--- start of WORKING DATA ---

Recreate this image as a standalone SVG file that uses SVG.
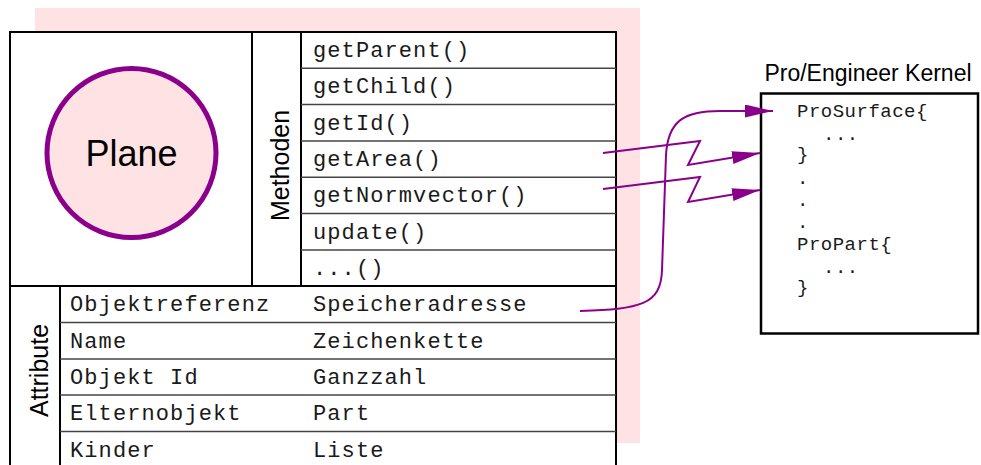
<svg xmlns="http://www.w3.org/2000/svg" width="981" height="465" viewBox="0 0 981 465">
<style>
.ln{stroke:#000;stroke-width:2;fill:none}
.box{stroke:#000;stroke-width:2;fill:#fff}
.rl{stroke:#444;stroke-width:1.5;fill:none}
.mono{font-family:"Liberation Mono","Courier New",monospace;font-size:22px;letter-spacing:1.1px;fill:#1a1a1a}
.kmono{font-family:"Liberation Mono","Courier New",monospace;font-size:19px;letter-spacing:0.5px;fill:#1a1a1a}
.sans{font-family:"Liberation Sans",Arial,sans-serif;fill:#000}
.conn{stroke:#8B008B;stroke-width:2;fill:none}
</style>
<defs>
<marker id="arr" markerUnits="userSpaceOnUse" markerWidth="30" markerHeight="14" refX="28" refY="6.5" orient="auto">
<path d="M0,0 L28,6.5 L0,13 z" fill="#8B008B"/>
</marker>
</defs>
<rect width="981" height="465" fill="#fff"/>
<rect x="35" y="8" width="605" height="435" fill="#FFE3E4"/>
<g id="plane-object">
<rect x="10" y="32" width="606" height="445" class="box"/>
<line x1="252" y1="32" x2="252" y2="286" class="ln"/>
<line x1="301" y1="32" x2="301" y2="286" class="ln"/>
<line x1="10" y1="286" x2="616" y2="286" class="ln"/>
<line x1="60" y1="286" x2="60" y2="470" class="ln"/>
</g>
<g id="plane-symbol">
<circle cx="131.5" cy="153" r="84.5" fill="#FFE3E4" stroke="#8B008B" stroke-width="5"/>
<text x="131.5" y="166" class="sans" font-size="36" text-anchor="middle">Plane</text>
</g>
<g id="methods">
<text transform="translate(289,165.5) rotate(-90)" class="sans" font-size="25" text-anchor="middle">Methoden</text>
<line x1="301" y1="68.3" x2="616" y2="68.3" class="rl"/>
<line x1="301" y1="104.6" x2="616" y2="104.6" class="rl"/>
<line x1="301" y1="141" x2="616" y2="141" class="rl"/>
<line x1="301" y1="177.3" x2="616" y2="177.3" class="rl"/>
<line x1="301" y1="213.6" x2="616" y2="213.6" class="rl"/>
<line x1="301" y1="250" x2="616" y2="250" class="rl"/>
<text x="313" y="57" class="mono">getParent()</text>
<text x="313" y="93.3" class="mono">getChild()</text>
<text x="313" y="129.6" class="mono">getId()</text>
<text x="313" y="166" class="mono">getArea()</text>
<text x="313" y="202.3" class="mono">getNormvector()</text>
<text x="313" y="238.6" class="mono">update()</text>
<text x="313" y="275" class="mono">...()</text>
</g>
<g id="attributes">
<text transform="translate(48,370.5) rotate(-90)" class="sans" font-size="25" text-anchor="middle">Attribute</text>
<line x1="60" y1="322.5" x2="616" y2="322.5" class="rl"/>
<line x1="60" y1="359" x2="616" y2="359" class="rl"/>
<line x1="60" y1="395" x2="616" y2="395" class="rl"/>
<line x1="60" y1="431.5" x2="616" y2="431.5" class="rl"/>
<text x="70" y="311" class="mono">Objektreferenz</text>
<text x="313" y="311" class="mono">Speicheradresse</text>
<text x="70" y="347.5" class="mono">Name</text>
<text x="313" y="347.5" class="mono">Zeichenkette</text>
<text x="70" y="384" class="mono">Objekt Id</text>
<text x="313" y="384" class="mono">Ganzzahl</text>
<text x="70" y="420" class="mono">Elternobjekt</text>
<text x="313" y="420" class="mono">Part</text>
<text x="70" y="456.5" class="mono">Kinder</text>
<text x="313" y="456.5" class="mono">Liste</text>
</g>
<g id="kernel">
<text x="868" y="81" class="sans" font-size="23" text-anchor="middle">Pro/Engineer Kernel</text>
<rect x="761" y="93.5" width="217" height="240" fill="#fff" stroke="#000" stroke-width="2.5"/>
<text x="797" y="117" class="kmono">ProSurface{</text>
<text x="823" y="140" class="kmono">...</text>
<text x="797" y="160" class="kmono">}</text>
<text x="797" y="184" class="kmono">.</text>
<text x="797" y="206" class="kmono">.</text>
<text x="797" y="228" class="kmono">.</text>
<text x="797" y="250" class="kmono">ProPart{</text>
<text x="823" y="273" class="kmono">...</text>
<text x="797" y="293" class="kmono">}</text>
</g>
<g id="connectors">
<path class="conn" d="M580,311 C640,309 661,305 662,270 L666,155 C668,120 685,111 720,111 L773,111" marker-end="url(#arr)"/>
<path class="conn" d="M603,153 L700,141 L688,165 L760,153" marker-end="url(#arr)"/>
<path class="conn" d="M603,189 L700,177 L688,202 L760,190" marker-end="url(#arr)"/>
</g>
</svg>
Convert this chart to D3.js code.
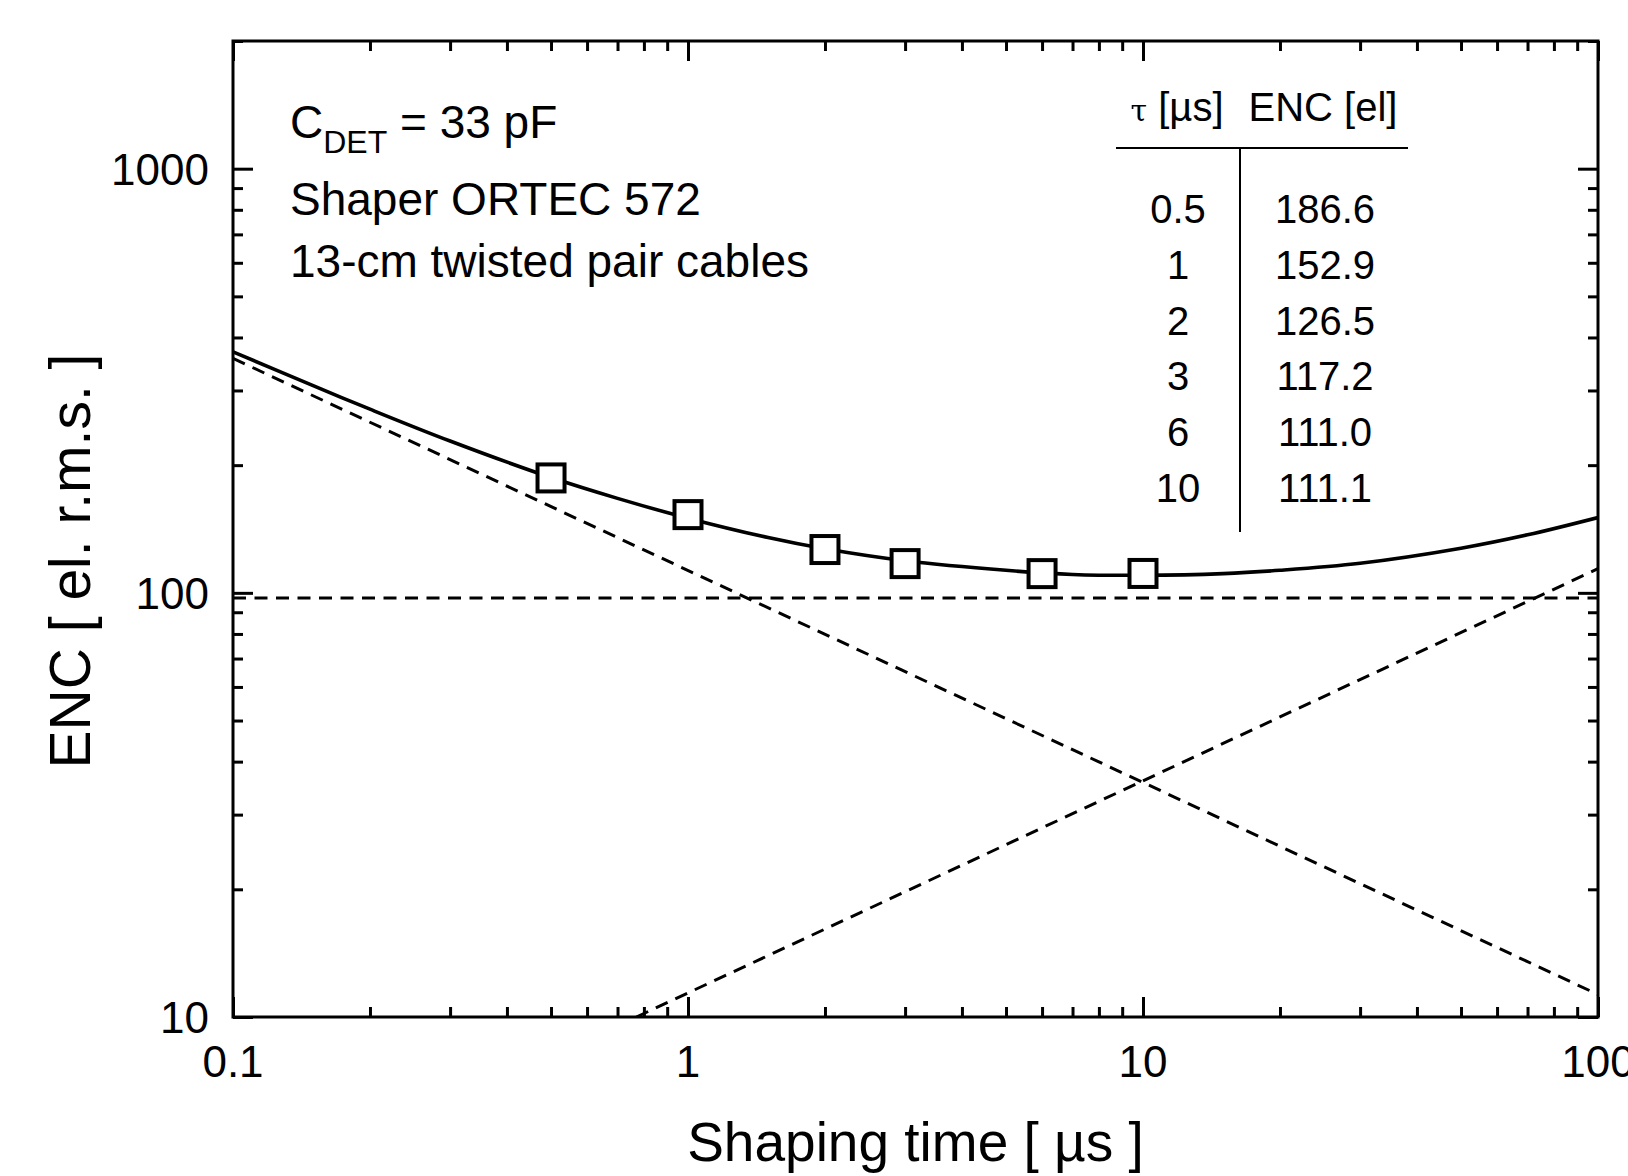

--- end of WORKING DATA ---

- [PROBLEM]
Transcribe all entries above exactly. Drop the pictures.

- [RESPONSE TO THIS EXERCISE]
Recreate this image as a standalone SVG file that uses SVG.
<svg xmlns="http://www.w3.org/2000/svg" width="981" height="465" viewBox="0 0 981 465">
<style>
.ln{stroke:#000;stroke-width:2;fill:none}
.box{stroke:#000;stroke-width:2;fill:#fff}
.rl{stroke:#444;stroke-width:1.5;fill:none}
.mono{font-family:"Liberation Mono","Courier New",monospace;font-size:22px;letter-spacing:1.1px;fill:#1a1a1a}
.kmono{font-family:"Liberation Mono","Courier New",monospace;font-size:19px;letter-spacing:0.5px;fill:#1a1a1a}
.sans{font-family:"Liberation Sans",Arial,sans-serif;fill:#000}
.conn{stroke:#8B008B;stroke-width:2;fill:none}
</style>
<defs>
<marker id="arr" markerUnits="userSpaceOnUse" markerWidth="30" markerHeight="14" refX="28" refY="6.5" orient="auto">
<path d="M0,0 L28,6.5 L0,13 z" fill="#8B008B"/>
</marker>
</defs>
<rect width="981" height="465" fill="#fff"/>
<rect x="35" y="8" width="605" height="435" fill="#FFE3E4"/>
<g id="plane-object">
<rect x="10" y="32" width="606" height="445" class="box"/>
<line x1="252" y1="32" x2="252" y2="286" class="ln"/>
<line x1="301" y1="32" x2="301" y2="286" class="ln"/>
<line x1="10" y1="286" x2="616" y2="286" class="ln"/>
<line x1="60" y1="286" x2="60" y2="470" class="ln"/>
</g>
<g id="plane-symbol">
<circle cx="131.5" cy="153" r="84.5" fill="#FFE3E4" stroke="#8B008B" stroke-width="5"/>
<text x="131.5" y="166" class="sans" font-size="36" text-anchor="middle">Plane</text>
</g>
<g id="methods">
<text transform="translate(289,165.5) rotate(-90)" class="sans" font-size="25" text-anchor="middle">Methoden</text>
<line x1="301" y1="68.3" x2="616" y2="68.3" class="rl"/>
<line x1="301" y1="104.6" x2="616" y2="104.6" class="rl"/>
<line x1="301" y1="141" x2="616" y2="141" class="rl"/>
<line x1="301" y1="177.3" x2="616" y2="177.3" class="rl"/>
<line x1="301" y1="213.6" x2="616" y2="213.6" class="rl"/>
<line x1="301" y1="250" x2="616" y2="250" class="rl"/>
<text x="313" y="57" class="mono">getParent()</text>
<text x="313" y="93.3" class="mono">getChild()</text>
<text x="313" y="129.6" class="mono">getId()</text>
<text x="313" y="166" class="mono">getArea()</text>
<text x="313" y="202.3" class="mono">getNormvector()</text>
<text x="313" y="238.6" class="mono">update()</text>
<text x="313" y="275" class="mono">...()</text>
</g>
<g id="attributes">
<text transform="translate(48,370.5) rotate(-90)" class="sans" font-size="25" text-anchor="middle">Attribute</text>
<line x1="60" y1="322.5" x2="616" y2="322.5" class="rl"/>
<line x1="60" y1="359" x2="616" y2="359" class="rl"/>
<line x1="60" y1="395" x2="616" y2="395" class="rl"/>
<line x1="60" y1="431.5" x2="616" y2="431.5" class="rl"/>
<text x="70" y="311" class="mono">Objektreferenz</text>
<text x="313" y="311" class="mono">Speicheradresse</text>
<text x="70" y="347.5" class="mono">Name</text>
<text x="313" y="347.5" class="mono">Zeichenkette</text>
<text x="70" y="384" class="mono">Objekt Id</text>
<text x="313" y="384" class="mono">Ganzzahl</text>
<text x="70" y="420" class="mono">Elternobjekt</text>
<text x="313" y="420" class="mono">Part</text>
<text x="70" y="456.5" class="mono">Kinder</text>
<text x="313" y="456.5" class="mono">Liste</text>
</g>
<g id="kernel">
<text x="868" y="81" class="sans" font-size="23" text-anchor="middle">Pro/Engineer Kernel</text>
<rect x="761" y="93.5" width="217" height="240" fill="#fff" stroke="#000" stroke-width="2.5"/>
<text x="797" y="117" class="kmono">ProSurface{</text>
<text x="823" y="140" class="kmono">...</text>
<text x="797" y="160" class="kmono">}</text>
<text x="797" y="184" class="kmono">.</text>
<text x="797" y="206" class="kmono">.</text>
<text x="797" y="228" class="kmono">.</text>
<text x="797" y="250" class="kmono">ProPart{</text>
<text x="823" y="273" class="kmono">...</text>
<text x="797" y="293" class="kmono">}</text>
</g>
<g id="connectors">
<path class="conn" d="M580,311 C640,309 661,305 662,270 L666,155 C668,120 685,111 720,111 L773,111" marker-end="url(#arr)"/>
<path class="conn" d="M603,153 L700,141 L688,165 L760,153" marker-end="url(#arr)"/>
<path class="conn" d="M603,189 L700,177 L688,202 L760,190" marker-end="url(#arr)"/>
</g>
</svg>
Convert this chart to D3.js code.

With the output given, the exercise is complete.